37 trilhões de células no organismo e nenhuma igual à outra
Milhares de cientistas, de 70 países, trabalham atualmente na elaboração do Atlas das Células Humanas. O ambicioso projeto vai contribuir para o combate a inúmeras doenças. O corpo humano tem cerca de 37 trilhões de células, nenhuma exatamente igual a outra. Ao desvendarem os segredos que elas guardam os cientistas esperam promover uma revolução na Medicina.
Um dos grupos de pesquisa é integrado por 29 cientistas do Instituto de Tecnologia de Massachusetts e da Universidade de Harvard. Durante estudo de identificação das células que compunham o revestimento da traqueia, eles descobriram um novo tipo de célula. Surpreendentemente, essas células não haviam sido identificadas antes porque constituem apenas 1% das que estão presentes nas vias aéreas. A mutação de um dos genes desta célula é a causa da doença fibrose cística. Ela começa geralmente na infância, causando infecções pulmonares e dificuldade para respirar.
Na Universidade de Manchester, no Reino Unido, os cientistas realizam pesquisas sobre as chamadas células matadoras, que fazem parte do sistema imunológico do organismo. Existem pelo menos mil delas em cada gota de sangue. A especialidade delas é detectar e matar outras células que se tornam cancerosas ou estão infectadas com vírus. Mais uma vez, as células matadoras nunca são iguais e exercem diferentes tarefas. Por exemplo, algumas são melhores na identificação de doenças e outras no combate a vírus e bactérias. Calcula-se que existem milhares de variantes delas em apenas uma pessoa.
Lançado há cinco anos, com o objetivo inicial de mapear 100 milhões de células de diferentes órgãos e sistemas do corpo humano, o projeto do Atlas das Células Humanas vem ganhando novas adesões, até se espalhar por 70 países.
Para se ter uma ideia mais clara, a iniciativa é semelhante do Projeto do Genoma Humano, que levou ao sequenciamento dos genes contidos em cada célula. Concluído em 2003, esse projeto permitiu a identificação de todas as variações genéticas e suas relações com as diferentes doenças.
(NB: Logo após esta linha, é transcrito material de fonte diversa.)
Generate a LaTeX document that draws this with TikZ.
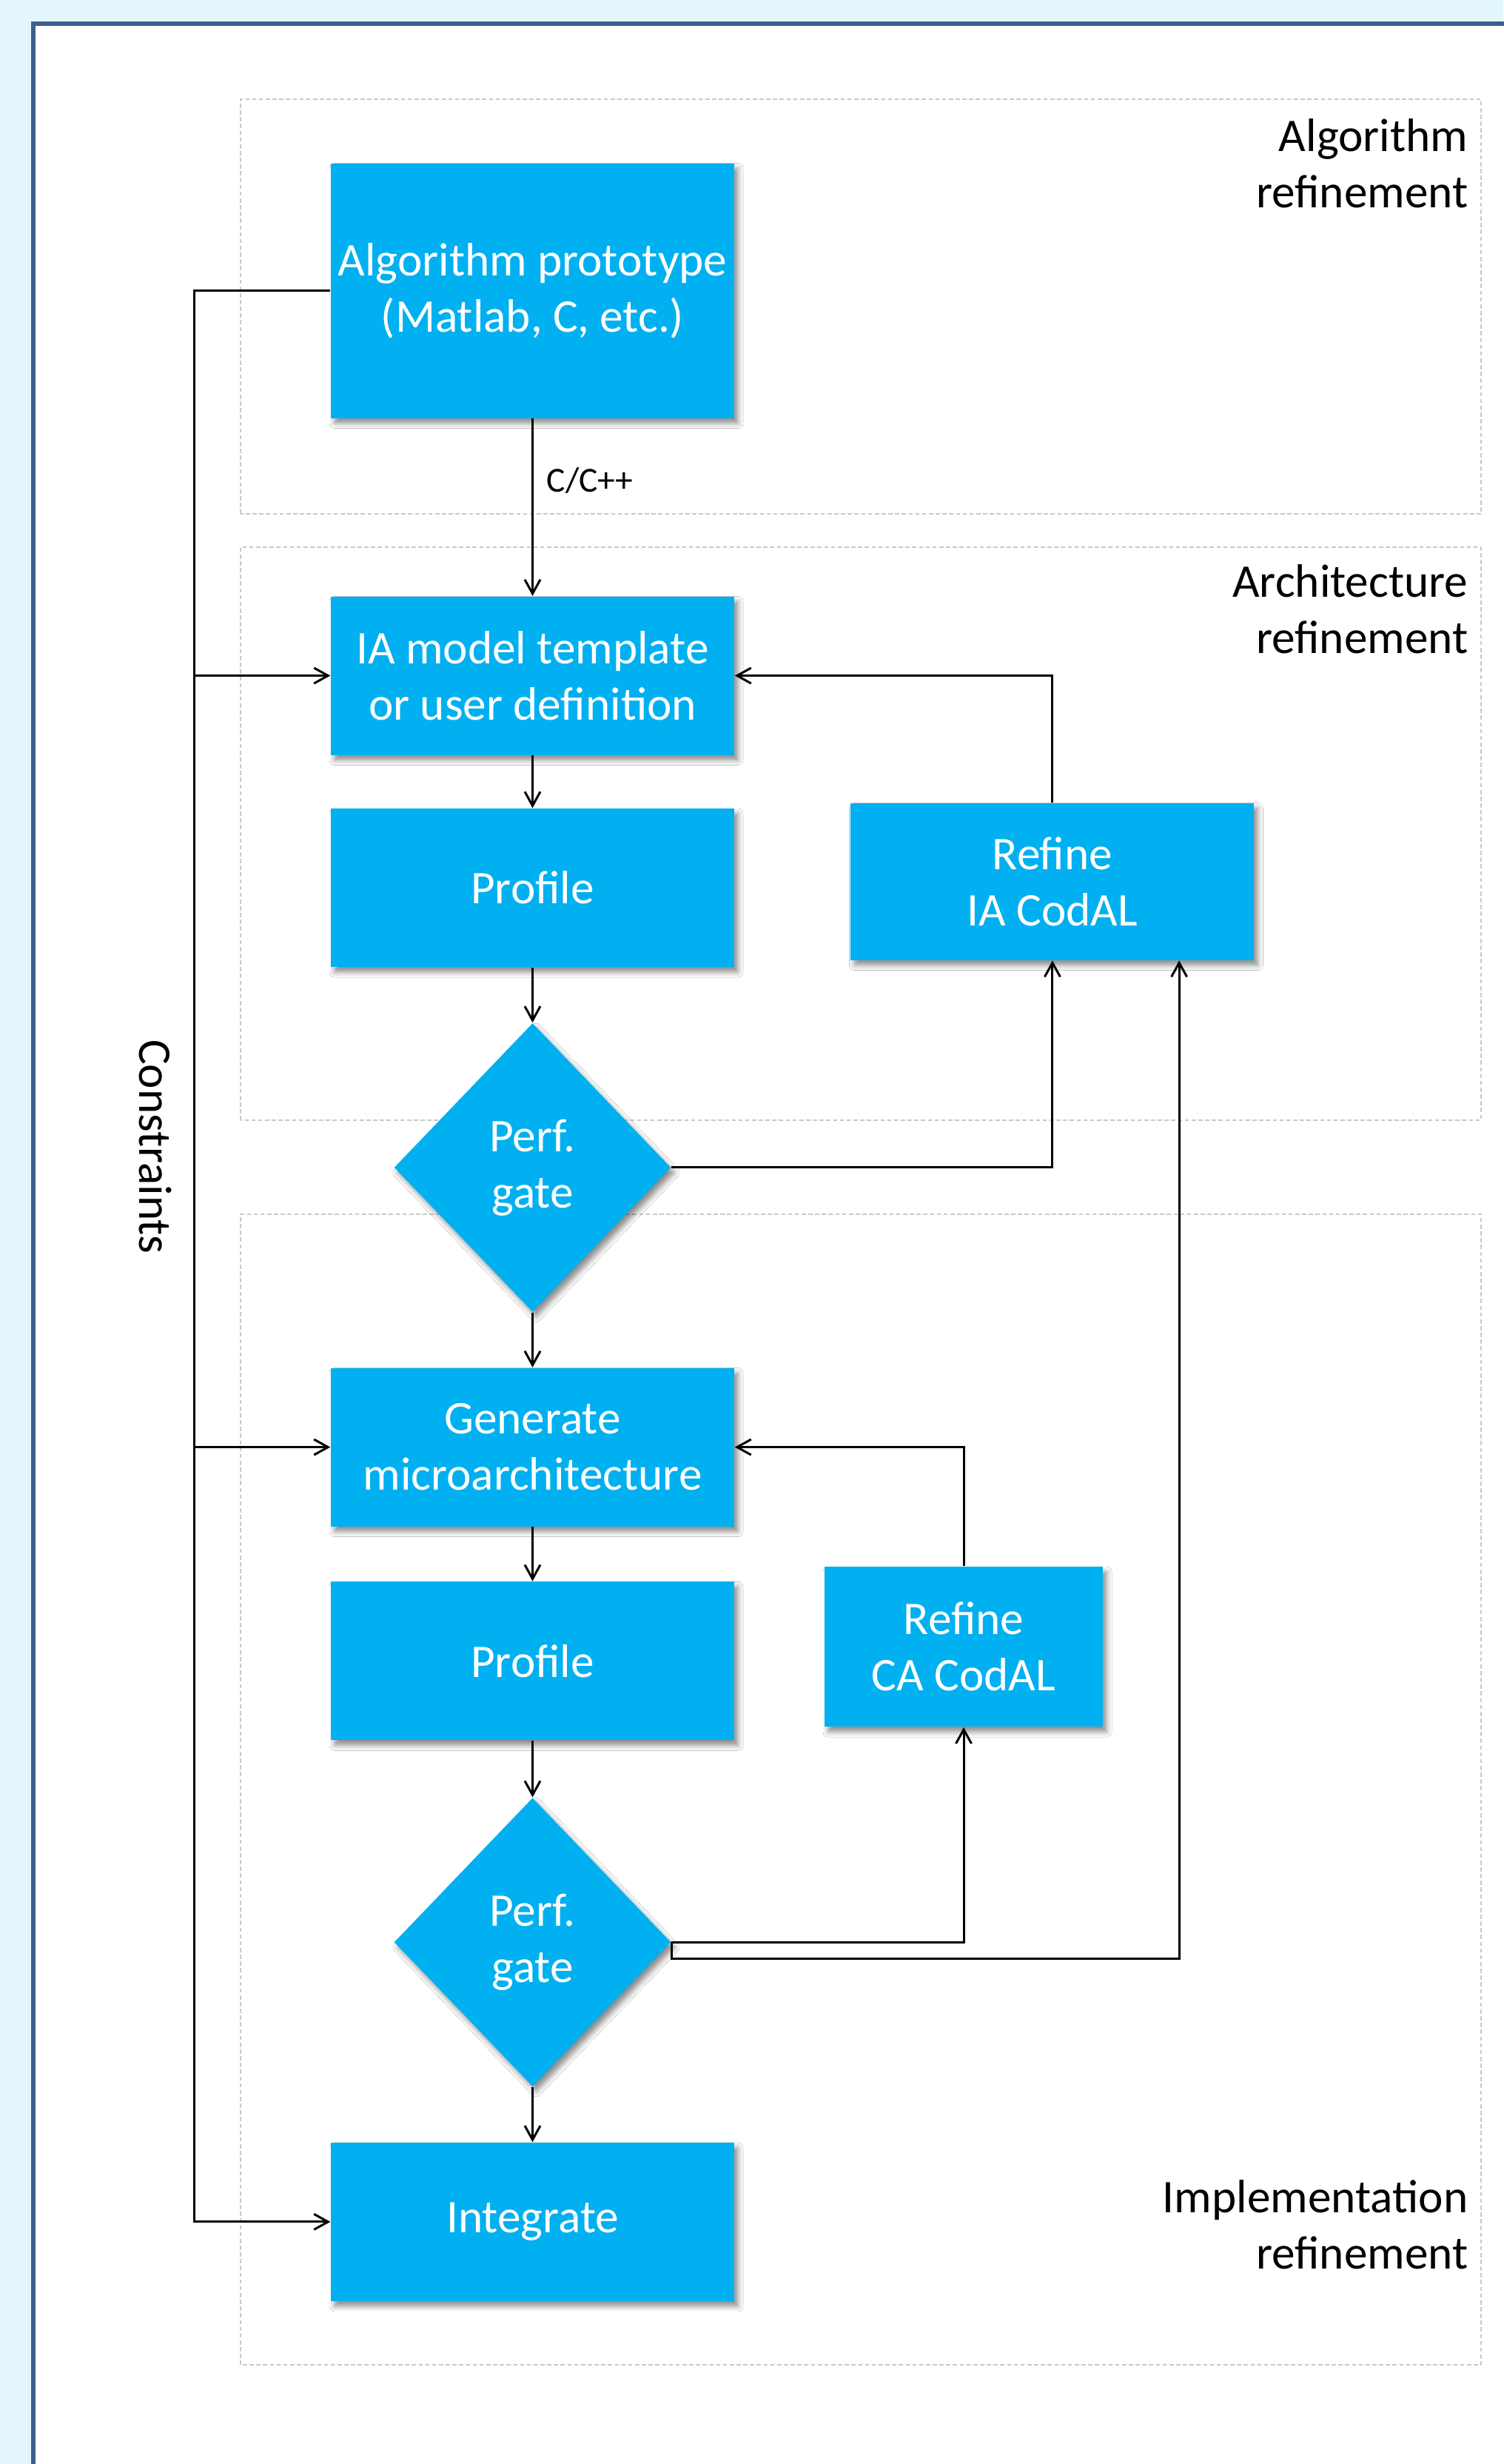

“O sequenciamento do genoma humano e de outras espécies serviu para mostrar que a informação contida no DNA precisa ser interpretada de forma correta no espaço e no tempo. A interpretação da informação contida no DNA acontece no nível da célula. É muito provável que a maior parte das doenças também se manifeste no nível celular”, explica o professor de Biologia Celular da Universidade Estadual de Campinas, Hernandes Carvalho.
Apesar de já termos um vasto conhecimento sobre elas, o surgimento de novas tecnologias e métodos têm gerado oportunidade para a ciência de estudar as células, algumas com poucos dados científicos, e outras nunca antes identificadas. As células desempenham diversas funções importantes no organismo, como reprodução, crescimento e a execução de funções vitais. “Através delas percebemos o mundo ao nosso redor, detectamos informações do nosso ambiente, nos isolamos dele, retiramos energia dos alimentos, executamos trabalho e nos reproduzimos”, afirma o professor.
O estudo das células tem permitido modificá-las, testá-las, utilizá-las. A agência Nacional de Vigilância Sanitária (Anvisa) aprovou este ano, as primeiras terapias com a utilização das “CAR-T Cell”. O tratamento é utilizado contra os tipos de cânceres: leucemia linfoide aguda, linfoma difuso de grandes células B e mieloma múltiplo. A terapia consiste na retirada de células, os linfócitos, do próprio paciente. Após o acesso a elas, os especialistas as moldam em laboratório para combater o tumor e são reinseridas no paciente. Com a mudança, as células reconhecem de forma mais específica às células doentes e atuam reprogramando-as.
O professor da Faculdade de Medicina de Ribeirão Preto da Universidade de São Paulo (USP), Renato Cunha, que participou do tratamento de um paciente com as “CAR-T Cell”, afirmou que a chance de cura de portadores de leucemia linfoide aguda que era de apenas 5% com outros tratamentos, passou a ser de 40 a 60% de sucesso. Mesmo que ainda não estejam disponíveis no mercado, devido a seu alto custo, o professor afirma que o tratamento representa uma esperança: “A gente está apenas no começo. Este tratamento representa uma porta aberta com infinitas possibilidades que precisam ser exploradas para o desenvolvimento de outras curas, tudo devido às células”.